Voller Vorfreude begebe ich mich zu den Kalksinterterrassen von Pamukkale. Ich ziehe meine Schuhe und Strümpfe aus und krempele die Hosenbeine hoch. Warmes Thermalwasser rinnt über meine Füsse, während ich auf dem Sinterkalk den Anstieg hinaufeile. Bereits am Nachmittag des Vortages konnte ich den schneeweißen Berg von unten bestaunen. Ich befinde mich nicht im Alpenvorland zur Schneeschmelze, wie man vermuten könnte, sondern in der Türkei im Spätsommer.
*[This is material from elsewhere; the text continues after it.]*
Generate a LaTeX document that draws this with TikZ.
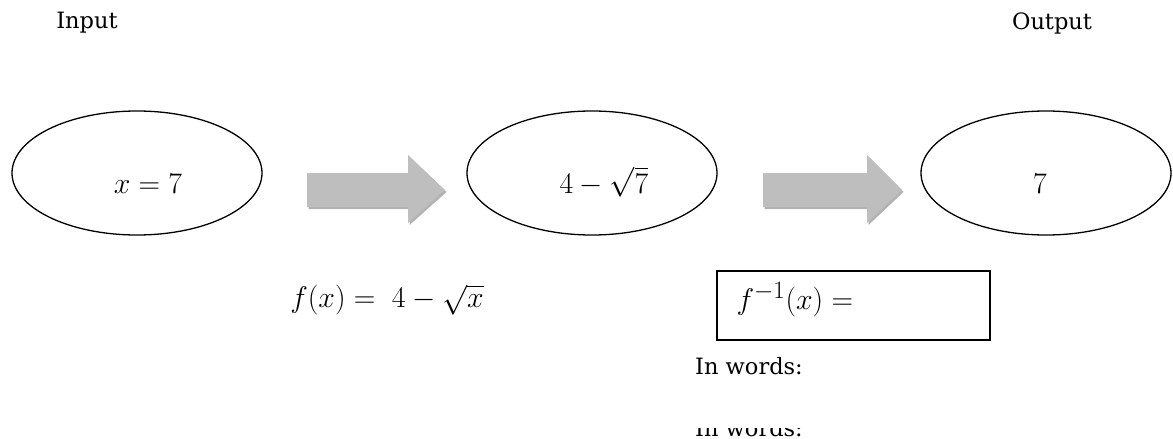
\documentclass[tikz,border=0pt]{standalone}
\usepackage{graphicx}
\usepackage{fontspec}
\setmainfont{DejaVu Serif}
\usetikzlibrary{shapes.geometric,shadows}
\definecolor{arrowgray}{HTML}{BEBEBE}
\newcommand{\myMathBig}[1]{\scalebox{1.2}{$#1$}}
\begin{document}
\begin{tikzpicture}[x=1pt,y=-1pt,
  every node/.style={font=\fontsize{22.5}{27}\selectfont},
  mathtext/.style={font=\fontsize{24.88}{30}\selectfont},
  oval/.style={ellipse,draw,line width=1.3pt,minimum width=250pt,minimum height=124pt,inner sep=0pt},
  blockarrow/.style={fill=arrowgray,drop shadow={shadow xshift=1.5pt,shadow yshift=-2pt,opacity=0.3,fill=black}},
  framebox/.style={draw,line width=1.3pt,minimum width=273pt,minimum height=69pt,inner sep=0pt}]
\useasboundingbox (0,0) rectangle (1173,439);
\fill[white] (0,0) rectangle (1173,439);
\node (input) at (87,23) {Input};
\node (output) at (1052,23) {Output};
\node[oval] (e1) at (137,173) {};
\node[oval] (e2) at (592,173) {};
\node[oval] (e3) at (1046,173) {};
\node[mathtext] (t1) at (148,184) {\myMathBig{x = 7}};
\node[mathtext] (t2) at (604,182) {\myMathBig{4 - \sqrt{7}}};
\node[mathtext] (t3) at (1040,184) {\myMathBig{7}};
\path[blockarrow] (307,173) -- (408,173) -- (408,155) -- (445,190) -- (408,223) -- (408,207) -- (307,207) -- cycle;
\path[blockarrow] (763,173) -- (867,173) -- (867,155) -- (902,190) -- (867,223) -- (867,207) -- (763,207) -- cycle;
\node[mathtext] (fx) at (387,300) {\myMathBig{f(x) = \;4 - \sqrt{x}}};
\node[framebox] (box) at (853.5,305.5) {};
\node[mathtext,anchor=west] (finv) at (733,300) {\myMathBig{f^{-1}(x) =}};
\node (words) at (749,366) {In words:};
\begin{scope}
\clip (600,428) rectangle (900,437);
\node[anchor=base] (words2) at (749,436) {In words:};
\end{scope}
\end{tikzpicture}
\end{document}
Die vielen Menschen, die es mir gleichtun, interessieren mich in diesem Moment nicht die Bohne. Ich bin völlig fokusiert auf die Sinterterrassen, deren Wasser im Sonnenlicht in den unterschiedlichsten Blautönen glänzen soll. Als ich oben ankomme und die ersten leeren, trogähnlichen Kalkformationen sehe, kommen erste Zweifel in mir auf.
So wie in meiner Vorstellung und auf den Ansichtskarten abgebildet, sieht es hier aber nicht aus. Nachdem ich das Plateau abgelaufen bin, macht sich schließlich Enttäuschung breit. Nur noch wenige Sinter führen Wasser.
Die meisten Bereiche liegen trocken, einige sehen zudem verschmutzt aus.
Was ist hier los, was war passiert? Ist die Quelle versiegt oder ist etwa gerade Trockenzeit in Pamukkale? Die Antwort ist einfach, wie ich später herausfinden sollte. Umweltsünden vergangener Jahrzehnte, auf welche die Natur empfindlich reagiert hat. Es wurden mehrere Hotels und eine Straße quer durch das Naturphänomen gebaut. Die Ferienanlagen zapften die Thermalquellen an. Teils wurde Schmutzwasser zurück auf die Terrassen geleitet. Außerdem haben überall herumtrampelnde und badende Touristen den Kalkstein schwer beschädigt. Folge: Aus Weiß wurde Grau. Daraufhin haben die Verantwortlichen reagiert. Die Hotels wurden abgerissen und seit 20 Jahren ist auch Schluss mit dem wilden Baden in den Naturbecken. Als Ersatz wurden künstliche Betonpools angelegt, in denen man im Schweiße seines Beckennachbars plantschen kann.
Das Begehen der Anlage ist streng reguliert. Allerorts stehen mit Trillerpfeifen ausgerüstete Aufpasser, die sobald ein Besucher vom Wege abkommt, energisch davon Gebrauch machen. Seit diesen Maßnahmen strahlen die Kalksinterterrassen von Pamukkale zwar wieder weiß, doch der Glanz vergangener Tage ist vorbei. Die Natur hat sich bis dato nich vollständig regeneriert. Viele Quellen scheinen immer noch nicht zu sprudeln. Ob sich dieses Naturwunder, angesichts des täglichen Besucheransturms, jemals ganz erholen wird, wage ich zu bezweifeln. Hätte ich mich vorab über die Verhältnisse vor Ort informiert, wäre ich bestimmt nicht nach Pamukkale gefahren. Mir wäre eine große Enttäuschung erspart geblieben.